CHP’nin başörtüsü teklifini anayasa maddesi haline getirmeyi öneren Erdoğan, kimlik ve inanç siyasetini tüm seçim sürecinin ana stratejisi olarak görüyor. Yarın için Alevi açılımı müjdesi verdi. Meclis’te sansür yasası görüşülürken tüm gıda maddeleri ile ilgili kriz konuşulurken ortaya çıkan sürpriz gündem sadece iktidara yaradı. Halkın sorunlarına çözüm bekleyişi devam ediyor.

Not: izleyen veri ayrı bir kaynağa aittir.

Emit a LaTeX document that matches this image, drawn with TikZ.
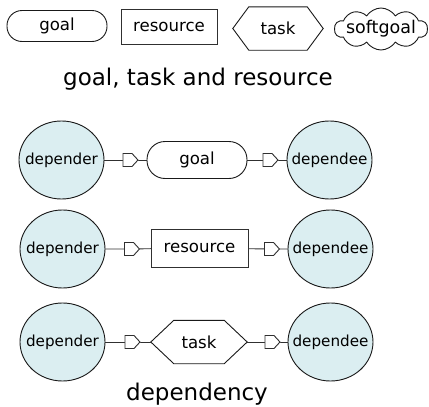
\documentclass[tikz,border=0pt]{standalone}
\usepackage{fontspec}
\setmainfont{DejaVu Sans}
\usepackage{xcolor}
\usetikzlibrary{shapes.geometric,shapes.symbols}
\definecolor{actorfill}{HTML}{DBEEF1}
\definecolor{edgegray}{HTML}{303030}
\tikzset{
  actor/.style={ellipse, draw=black!90, line width=0.9pt, fill=actorfill, minimum width=85pt, minimum height=78pt, inner sep=0pt, font=\fontsize{15.2}{17}\selectfont},
  goalbox/.style={rectangle, rounded corners=18pt, draw=black!90, line width=0.9pt, fill=white, minimum width=100pt, minimum height=37pt, inner sep=0pt, font=\fontsize{16.6}{19}\selectfont},
  resbox/.style={rectangle, draw=edgegray, line width=0.9pt, fill=white, minimum width=97pt, minimum height=38pt, inner sep=0pt, font=\fontsize{16.6}{19}\selectfont},
  taskbox/.style={rectangle, inner sep=0pt, minimum width=96pt, minimum height=43pt, font=\fontsize{16.6}{19}\selectfont},
  softbox/.style={cloud, draw=black!90, line width=0.9pt, cloud puffs=10, cloud puff arc=115, aspect=2.2, minimum width=93pt, minimum height=42pt, inner sep=0pt, font=\fontsize{17.5}{19}\selectfont},
  dmark/.style={signal, signal to=east, draw=edgegray, line width=0.9pt, fill=white, minimum width=15pt, minimum height=13pt, inner sep=0pt, signal pointer angle=95},
  link/.style={draw=edgegray, line width=0.9pt},
  caption/.style={font=\fontsize{23}{27}\selectfont, anchor=base},
  every picture/.style={line cap=round, line join=miter}
}
% hexagon round a task node: #1 node, #2 slant
\newcommand\hexout[2]{%
  \draw[black!90, line width=0.9pt] (#1.west) -- ([xshift=#2]#1.north west) -- ([xshift=-#2]#1.north east)
    -- (#1.east) -- ([xshift=-#2]#1.south east) -- ([xshift=#2]#1.south west) -- cycle;}

\begin{document}
\begin{tikzpicture}[x=1pt,y=-1pt]
  \useasboundingbox (0,0) rectangle (429,407);

  % the four kinds of element
  \node[goalbox, minimum height=31pt, rounded corners=15pt] (gl) at (57,26) {goal};
  \node[resbox, minimum width=96pt, minimum height=35pt] (rs) at (169,27) {resource};
  \node[taskbox, minimum width=90pt] (tk) at (278,28.5) {task};
  \hexout{tk}{16pt}
  \node[softbox] (sg) at (381,29) {\makebox[0pt]{softgoal}};
  \node[caption] (cap1) at (198,85) {goal, task and resource};

  % goal dependency
  \node[actor] (dr1) at (61.5,160) {\makebox[0pt]{depender}};
  \node[actor] (de1) at (329.5,160) {\makebox[0pt]{dependee}};
  \node[goalbox] (g1) at (197,160) {goal};
  \node[dmark] (m1a) at (127.5,160) {};
  \node[dmark] (m1b) at (267.5,160) {};
  \draw[link] (dr1) -- (m1a) -- (g1) -- (m1b) -- (de1);

  % resource dependency
  \node[actor] (dr2) at (62.5,249) {\makebox[0pt]{depender}};
  \node[actor] (de2) at (330.5,249) {\makebox[0pt]{dependee}};
  \node[resbox] (r2) at (199.5,248) {resource};
  \node[dmark] (m2a) at (129,249) {};
  \node[dmark] (m2b) at (269,249) {};
  \draw[link] (dr2) -- (m2a) -- (r2) -- (m2b) -- (de2);

  % task dependency
  \node[actor] (dr3) at (62.5,342) {\makebox[0pt]{depender}};
  \node[actor] (de3) at (330.5,342) {\makebox[0pt]{dependee}};
  \node[taskbox] (t3) at (199,342) {task};
  \hexout{t3}{23pt}
  \node[dmark] (m3a) at (129.5,342) {};
  \node[dmark] (m3b) at (269.5,342) {};
  \draw[link] (dr3) -- (m3a) -- (t3) -- (m3b) -- (de3);

  \node[caption] (cap2) at (197,400) {dependency};
\end{tikzpicture}
\end{document}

Halkın çağrısı tek rehber olmalı

Hazırlayan: Umut SERDAROĞLU

CHP Genel Başkanı Kemal Kılıçdaroğlu’nun sürpriz bir şekilde gündemi başörtüsü tartışmasına çevirmesinin ardından Erdoğan, AKP Grup Toplantısı’nda konuya ilişkin açıklamalarda bulundu.

Kılıçdaroğlu'nu hedef alan Erdoğan, "Bugün Türkiye’nin gündeminde başörtüsü diye bir mesele, verdiğimiz mücadele ve yaptığımız düzenlemeler sayesinde, hamdolsun artık kalmamıştır" dedi.

ANAYASA TEKLİFİ

Erdoğan, partisinin Grup Toplantısı’nda uzun süredir tartışılan ‘yeni anayasa’ konusunu tekrar gündeme getirdi. CHP liderine çağrı yapan Erdoğan, "Gelin çözümü yasa değil, Anayasa düzeyinde sağlayalım. 5735 sayılı Anayasa değişikliği teklifini, kamuda çalışmayı da kapsayacak şekilde, aksi yönde düzenleme yapılamayacağı kaydıyla yeniden çıkartalım" açıklamasında bulundu.

Erdoğan’ın yeni anayasa önerisinin ardından konuşan Adalet Bakanı Bekir Bozdağ, “Talimatı aldık, anayasa çalışmasına başlıyoruz” dedi.

SOL PARTİLER TEPKİLİ

Türkiye’deki sol partiler ise Kılıçdaroğlu’nun başörtüsü çıkışına tepki göstermeye devam etti.

Türkiye İşçi Partisi (TİP) Milletvekili Ahmet Şık, CHP’nin başörtüsü teklifini eleştirdi. AKP Grup Toplantısı’nın ardından sosyal medyadan paylaşımda bulunan Şık, “Demek ki neymiş; sağcılıkla sağcılaşarak mücadele edemezsin. Sağcılığın panzehiri sağcılık değildir" açıklamasını yaptı.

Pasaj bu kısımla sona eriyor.